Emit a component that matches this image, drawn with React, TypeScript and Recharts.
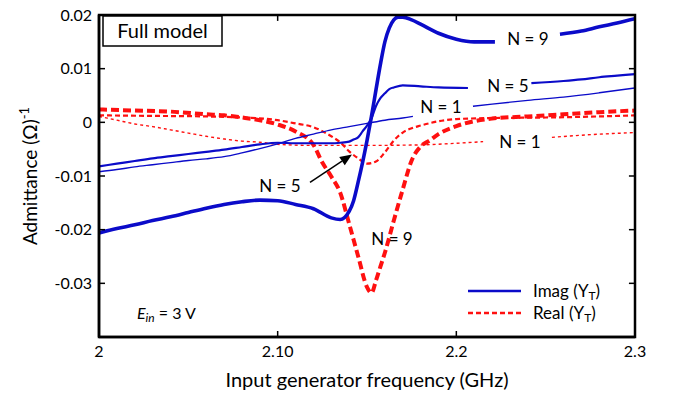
import {
  LineChart,
  Line,
  XAxis,
  YAxis,
  Label,
  ReferenceDot,
  ReferenceLine,
} from "recharts";

const freqTicks = [2, 2.1, 2.2, 2.3];
const innerFreqTicks = [2.1, 2.2];
const innerAdmTicks = [-0.03, -0.02, -0.01, 0, 0.01];
const admTicks = [-0.04, -0.03, -0.02, -0.01, 0, 0.01, 0.02];

// [frequency (GHz), admittance]; null leaves a gap where the curve label sits
const imagN9 = [
  [2.0, -0.0206], [2.01, -0.0198], [2.02, -0.0191], [2.03, -0.0183], [2.04, -0.0176],
  [2.05, -0.0168], [2.06, -0.016], [2.07, -0.0153], [2.08, -0.0148], [2.09, -0.0145],
  [2.1, -0.0146], [2.11, -0.0153], [2.12, -0.0161], [2.13, -0.0178], [2.135, -0.0181],
  [2.14, -0.0166], [2.1425, -0.0146], [2.145, -0.0112], [2.1475, -0.0075], [2.15, -0.0034],
  [2.1525, 0.0011], [2.155, 0.006], [2.1575, 0.0108], [2.16, 0.015], [2.1625, 0.0176],
  [2.165, 0.0191], [2.1675, 0.0196], [2.17, 0.0196], [2.175, 0.0191], [2.18, 0.0183],
  [2.19, 0.0166], [2.2, 0.0155], [2.21, 0.015], [2.2216, 0.015], [2.24, null],
  [2.258, 0.0164], [2.27, 0.017], [2.28, 0.0178], [2.29, 0.0185], [2.3, 0.0193],
];

const imagN5 = [
  [2.0, -0.0082], [2.01, -0.0077], [2.02, -0.0072], [2.03, -0.0067], [2.04, -0.0063],
  [2.05, -0.0059], [2.06, -0.0055], [2.07, -0.0051], [2.08, -0.0046], [2.09, -0.0041],
  [2.1, -0.0038], [2.11, -0.0039], [2.12, -0.0039], [2.13, -0.0039], [2.135, -0.0038],
  [2.14, -0.0036], [2.1425, -0.0032], [2.145, -0.0028], [2.1475, -0.0017], [2.15, -0.0006],
  [2.1525, 0.0007], [2.155, 0.003], [2.1575, 0.0045], [2.16, 0.0054], [2.1625, 0.0062],
  [2.165, 0.0065], [2.17, 0.0069], [2.18, 0.0067], [2.19, 0.0065], [2.2065, 0.0064],
  [2.225, null], [2.242, 0.0073], [2.26, 0.0077], [2.27, 0.008], [2.28, 0.0084],
  [2.29, 0.0087], [2.3, 0.009],
];

const imagN1 = [
  [2.0, -0.0092], [2.01, -0.0088], [2.02, -0.0083], [2.03, -0.0079], [2.04, -0.0075],
  [2.05, -0.0071], [2.06, -0.0068], [2.07, -0.0064], [2.08, -0.0057], [2.09, -0.0049],
  [2.1, -0.004], [2.11, -0.003], [2.12, -0.0022], [2.13, -0.0014], [2.14, -0.0008],
  [2.15, -0.0002], [2.16, 0.0004], [2.17, 0.0008], [2.1757, 0.0011], [2.19, null],
  [2.2093, 0.003], [2.22, 0.0034], [2.24, 0.0041], [2.26, 0.0047], [2.28, 0.0055],
  [2.3, 0.0064],
];

const realN9 = [
  [2.0, 0.0024], [2.02, 0.0022], [2.04, 0.002], [2.06, 0.0015], [2.07, 0.0013],
  [2.08, 0.0009], [2.09, 0.0004], [2.1, -0.0004], [2.11, -0.0017], [2.12, -0.0042],
  [2.125, -0.0075], [2.13, -0.0101], [2.135, -0.0131], [2.14, -0.0189], [2.145, -0.0249],
  [2.15, -0.0307], [2.1525, -0.0318], [2.155, -0.0295], [2.1575, -0.0269], [2.16, -0.0243],
  [2.165, -0.0183], [2.17, -0.0125], [2.175, -0.0071], [2.18, -0.0045], [2.185, -0.0034],
  [2.19, -0.0022], [2.2, -0.0007], [2.21, 0.0002], [2.22, 0.0007], [2.24, 0.0011],
  [2.26, 0.0015], [2.28, 0.0019], [2.3, 0.0022],
];

const realN5 = [
  [2.0, 0.0013], [2.03, 0.0012], [2.06, 0.0011], [2.08, 0.0009], [2.1, 0.0004],
  [2.11, -0.0002], [2.12, -0.0009], [2.13, -0.0026], [2.135, -0.0037], [2.14, -0.0054],
  [2.145, -0.0067], [2.15, -0.0077], [2.155, -0.0073], [2.16, -0.0056], [2.165, -0.0034],
  [2.17, -0.0019], [2.175, -0.0011], [2.18, -0.0006], [2.19, 0.0002], [2.2, 0.0006],
  [2.22, 0.0008], [2.25, 0.0009], [2.28, 0.0011], [2.3, 0.0013],
];

const realN1 = [
  [2.0, 0.0011], [2.01, 0.0004], [2.02, -0.0003], [2.03, -0.0008], [2.04, -0.0014],
  [2.05, -0.002], [2.06, -0.0026], [2.07, -0.0031], [2.08, -0.0035], [2.09, -0.0037],
  [2.1, -0.0041], [2.12, -0.0043], [2.15, -0.0043], [2.18, -0.0042], [2.2, -0.0039],
  [2.215, -0.0036], [2.235, null], [2.2535, -0.0028], [2.27, -0.0024], [2.3, -0.0019],
];

const rows = (pts) => pts.map(([f, v]) => ({ f, v }));

const BLUE = "#0b0bc9";
const RED = "#ff1010";
const FONT = "Lato, 'Open Sans', sans-serif";

const tag = (text) => (p) => (
  <text x={p.cx} y={p.cy} textAnchor="middle" dominantBaseline="central" fontSize={17} fill="#000">
    {text}
  </text>
);

const Arrow = (p) => {
  const { x1, y1, x2, y2 } = p;
  const a = Math.atan2(y2 - y1, x2 - x1);
  const L = 12;
  const W = 5;
  const bx = x2 - L * Math.cos(a);
  const by = y2 - L * Math.sin(a);
  const pts = `${x2},${y2} ${bx - W * Math.sin(a)},${by + W * Math.cos(a)} ${bx + W * Math.sin(a)},${by - W * Math.cos(a)}`;
  return (
    <g>
      <line x1={x1} y1={y1} x2={bx} y2={by} stroke="#000" strokeWidth={1.5} />
      <polygon points={pts} fill="#000" />
    </g>
  );
};

const Stub = (p) => <line x1={p.x1} y1={p.y1} x2={p.x2} y2={p.y2} stroke="#000" strokeWidth={1.5} />;

const frame = { stroke: "#000", strokeWidth: 2.5 };
const tickMark = { stroke: "#000", strokeWidth: 1.5 };

export default function App() {
  return (
    <div style={{ position: "absolute", left: 0, top: 0, fontFamily: FONT }}>
      <LineChart width={681} height={394} margin={{ top: 15, right: 46, bottom: 0, left: 0 }}>
        <XAxis
          dataKey="f"
          type="number"
          domain={[2, 2.3]}
          ticks={freqTicks}
          allowDataOverflow
          height={57}
          axisLine={frame}
          tickLine={tickMark}
          tickSize={-6}
          tickMargin={15}
          tick={{ fontSize: 16, fill: "#000" }}
          tickFormatter={(v) => (v === 2.1 ? "2.10" : String(v))}
        >
          <Label
            content={({ viewBox }) => (
              <text x={viewBox.x + viewBox.width / 2} y={viewBox.y + 50} textAnchor="middle" fontSize={20} fill="#000">
                Input generator frequency (GHz)
              </text>
            )}
          />
        </XAxis>
        <YAxis
          type="number"
          domain={[-0.04, 0.02]}
          ticks={admTicks}
          allowDataOverflow
          width={99}
          axisLine={frame}
          tickLine={tickMark}
          tickSize={-6}
          tickMargin={13}
          tick={{ fontSize: 16, fill: "#000" }}
          tickFormatter={(v) => (v === -0.04 ? "" : String(v))}
        >
          <Label
            content={({ viewBox }) => {
              const cx = viewBox.x + 37;
              const cy = viewBox.y + viewBox.height / 2;
              return (
                <text x={cx} y={cy} transform={`rotate(-90, ${cx}, ${cy})`} textAnchor="middle" fontSize={19} fill="#000">
                  Admittance (Ω)<tspan fontSize={13} dy={-8}>-1</tspan>
                </text>
              );
            }}
          />
        </YAxis>

        {/* inward ticks on the top and right edges of the box */}
        {innerFreqTicks.map((f) => (
          <ReferenceLine key={`t${f}`} segment={[{ x: f, y: 0.02 }, { x: f, y: 0.0189 }]} shape={Stub} ifOverflow="visible" />
        ))}
        {innerAdmTicks.map((v) => (
          <ReferenceLine key={`r${v}`} segment={[{ x: 2.3, y: v }, { x: 2.2966, y: v }]} shape={Stub} ifOverflow="visible" />
        ))}

        <Line data={rows(realN1)} dataKey="v" type="monotone" stroke={RED} strokeWidth={1.4} strokeDasharray="3 3" dot={false} isAnimationActive={false} />
        <Line data={rows(realN5)} dataKey="v" type="monotone" stroke={RED} strokeWidth={2.2} strokeDasharray="5 3" dot={false} isAnimationActive={false} />
        <Line data={rows(realN9)} dataKey="v" type="monotone" stroke={RED} strokeWidth={4} strokeDasharray="8 4" dot={false} isAnimationActive={false} />
        <Line data={rows(imagN1)} dataKey="v" type="monotone" stroke={BLUE} strokeWidth={1.4} dot={false} isAnimationActive={false} />
        <Line data={rows(imagN5)} dataKey="v" type="monotone" stroke={BLUE} strokeWidth={2.2} dot={false} isAnimationActive={false} />
        <Line data={rows(imagN9)} dataKey="v" type="monotone" stroke={BLUE} strokeWidth={3.6} dot={false} isAnimationActive={false} />

        <ReferenceDot x={2.2401} y={0.0157} r={0} shape={tag("N = 9")} />
        <ReferenceDot x={2.2289} y={0.0069} r={0} shape={tag("N = 5")} />
        <ReferenceDot x={2.1914} y={0.003} r={0} shape={tag("N = 1")} />
        <ReferenceDot x={2.2356} y={-0.0036} r={0} shape={tag("N = 1")} />
        <ReferenceDot x={2.1013} y={-0.0118} r={0} shape={tag("N = 5")} />
        <ReferenceDot x={2.164} y={-0.0217} r={0} shape={tag("N = 9")} />
        <ReferenceLine
          segment={[{ x: 2.1181, y: -0.0112 }, { x: 2.1416, y: -0.006 }]}
          shape={Arrow}
        />
      </LineChart>
      <svg width={681} height={394} style={{ position: "absolute", left: 0, top: 0, pointerEvents: "none" }}>
        <rect x={99} y={15} width={536} height={322} fill="none" stroke="#000" strokeWidth={2.5} />
        <rect x={103} y={16} width={119} height={30} fill="#fff" stroke="#000" strokeWidth={1.5} />
        <text x={162.5} y={38} textAnchor="middle" fontSize={20} fill="#000">Full model</text>
        <text x={137} y={319} fontSize={16} fill="#000">
          <tspan fontStyle="italic">E</tspan>
          <tspan fontStyle="italic" fontSize={12} dy={3}>in</tspan>
          <tspan dy={-3}> = 3 V</tspan>
        </text>
        <line x1={468} y1={291} x2={521} y2={291} stroke={BLUE} strokeWidth={2.5} />
        <line x1={468} y1={313} x2={521} y2={313} stroke={RED} strokeWidth={2.5} strokeDasharray="5 3" />
        <text x={533} y={297} fontSize={17} fill="#000">
          Imag (Y<tspan fontSize={12} dy={3}>T</tspan><tspan dy={-3}>)</tspan>
        </text>
        <text x={533} y={319} fontSize={17} fill="#000">
          Real (Y<tspan fontSize={12} dy={3}>T</tspan><tspan dy={-3}>)</tspan>
        </text>
      </svg>
    </div>
  );
}
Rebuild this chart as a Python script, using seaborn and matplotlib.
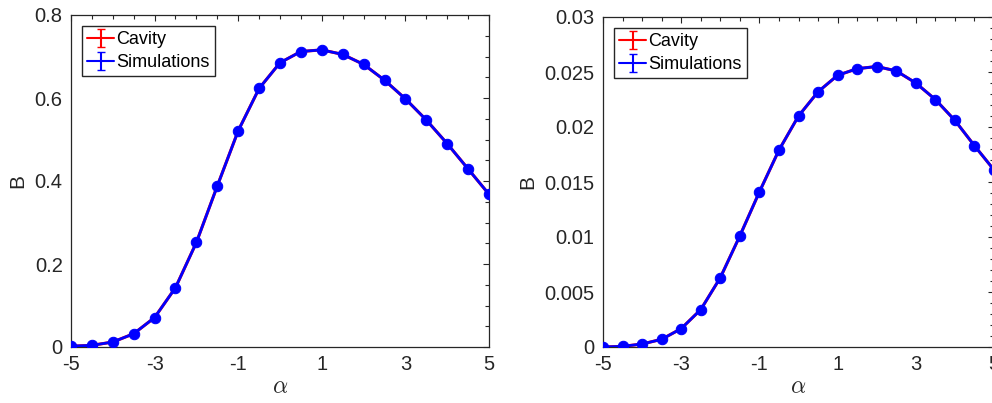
import numpy as np
import pandas as pd
import matplotlib
matplotlib.use("Agg")
import matplotlib.pyplot as plt
from matplotlib.ticker import FixedLocator, FixedFormatter, MultipleLocator
import seaborn as sns

# ---- data ----
alpha = [-5, -4.5, -4, -3.5, -3, -2.5, -2, -1.5, -1, -0.5, 0,
         0.5, 1, 1.5, 2, 2.5, 3, 3.5, 4, 4.5, 5]
B_left = [0.002, 0.004, 0.012, 0.032, 0.071, 0.143, 0.252, 0.388, 0.521, 0.623, 0.685,
          0.712, 0.716, 0.705, 0.681, 0.643, 0.598, 0.547, 0.490, 0.429, 0.368]
B_right = [0.0000, 0.00006, 0.00027, 0.0007, 0.00167, 0.0034, 0.0063, 0.0101, 0.0141, 0.0179, 0.0210,
           0.0232, 0.0247, 0.0253, 0.0255, 0.0251, 0.0240, 0.0225, 0.0206, 0.0183, 0.0161]
xticks = [-5, -3, -1, 1, 3, 5]
xticklabels = ["-5", "-3", "-1", "1", "3", "5"]
yticks_left = [0, 0.2, 0.4, 0.6, 0.8]
yticklabels_left = ["0", "0.2", "0.4", "0.6", "0.8"]
yticks_right = [0, 0.005, 0.01, 0.015, 0.02, 0.025, 0.03]
yticklabels_right = ["0", "0.005", "0.01", "0.015", "0.02", "0.025", "0.03"]
series_names = ["Cavity", "Simulations"]

sns.set_style("white")
plt.rcParams["font.family"] = ["Liberation Sans", "DejaVu Sans"]
plt.rcParams["mathtext.fontset"] = "cm"

TXT = "#262626"
fig = plt.figure(figsize=(9.92, 4.03), dpi=100)
axL = fig.add_axes([71 / 992, 56 / 403, 418 / 992, 332 / 403])
axR = fig.add_axes([603 / 992, 56 / 403, 391 / 992, 330 / 403])


def draw(ax, y, yticks, ylabels, ylim, ymin_step, xminor=0.5):
    df = pd.DataFrame({"alpha": alpha, "B": y})
    sns.lineplot(data=df, x="alpha", y="B", ax=ax, color="red", linewidth=2.2, zorder=2)
    sns.lineplot(data=df, x="alpha", y="B", ax=ax, color="blue", linewidth=2.0, zorder=3,
                 marker="o", markersize=7.5, markeredgecolor="blue", markerfacecolor="blue")
    ax.set_xlim(-5, 5)
    ax.set_ylim(*ylim)
    ax.xaxis.set_major_locator(FixedLocator(xticks))
    ax.xaxis.set_major_formatter(FixedFormatter(xticklabels))
    ax.yaxis.set_major_locator(FixedLocator(yticks))
    ax.yaxis.set_major_formatter(FixedFormatter(ylabels))
    ax.xaxis.set_minor_locator(MultipleLocator(xminor))
    ax.yaxis.set_minor_locator(MultipleLocator(ymin_step))
    ax.tick_params(which="both", direction="in", top=True, right=True, color=TXT,
                   width=0.8, labelsize=14.5, labelcolor=TXT)
    ax.tick_params(axis="x", which="major", pad=6)
    ax.tick_params(axis="y", which="major", pad=6)
    ax.tick_params(which="major", length=4.5)
    ax.tick_params(which="minor", length=2.8)
    for s in ax.spines.values():
        s.set_color(TXT)
        s.set_linewidth(0.9)
    ax.set_xlabel(r"$\alpha$", fontsize=17, color=TXT, labelpad=1)
    ax.set_ylabel("B", fontsize=15, color=TXT, labelpad=5)
    # legend handles (errorbar style, as in the reference)
    h1 = ax.errorbar([np.nan], [np.nan], yerr=[np.nan], color="red", capsize=3,
                     linewidth=1.5, label=series_names[0])
    h2 = ax.errorbar([np.nan], [np.nan], yerr=[np.nan], color="blue", capsize=3,
                     linewidth=1.5, label=series_names[1])
    leg = ax.legend(handles=[h1, h2], loc="upper left", fontsize=13, frameon=True,
                    fancybox=False, edgecolor=TXT, framealpha=1, borderaxespad=0.6,
                    handlelength=1.5, handletextpad=0.1, labelspacing=0.32, borderpad=0.3)
    leg.get_frame().set_linewidth(1.0)
    for t in leg.get_texts():
        t.set_color("black")


draw(axL, B_left, yticks_left, yticklabels_left, (0, 0.8), 0.05)
draw(axR, B_right, yticks_right, yticklabels_right, (0, 0.03), 0.001)

fig.savefig("out.png", dpi=100)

============================================================

Skip the pictures, please, and transcribe only the lines from the beginning of the material through the one that contains "const admTicks = [-0.04, -0.03, -0.02, -0.01, 0, 0.01, 0.02];".

Emit a component that matches this image, drawn with React, TypeScript and Recharts.
import {
  LineChart,
  Line,
  XAxis,
  YAxis,
  Label,
  ReferenceDot,
  ReferenceLine,
} from "recharts";

const freqTicks = [2, 2.1, 2.2, 2.3];
const innerFreqTicks = [2.1, 2.2];
const innerAdmTicks = [-0.03, -0.02, -0.01, 0, 0.01];
const admTicks = [-0.04, -0.03, -0.02, -0.01, 0, 0.01, 0.02];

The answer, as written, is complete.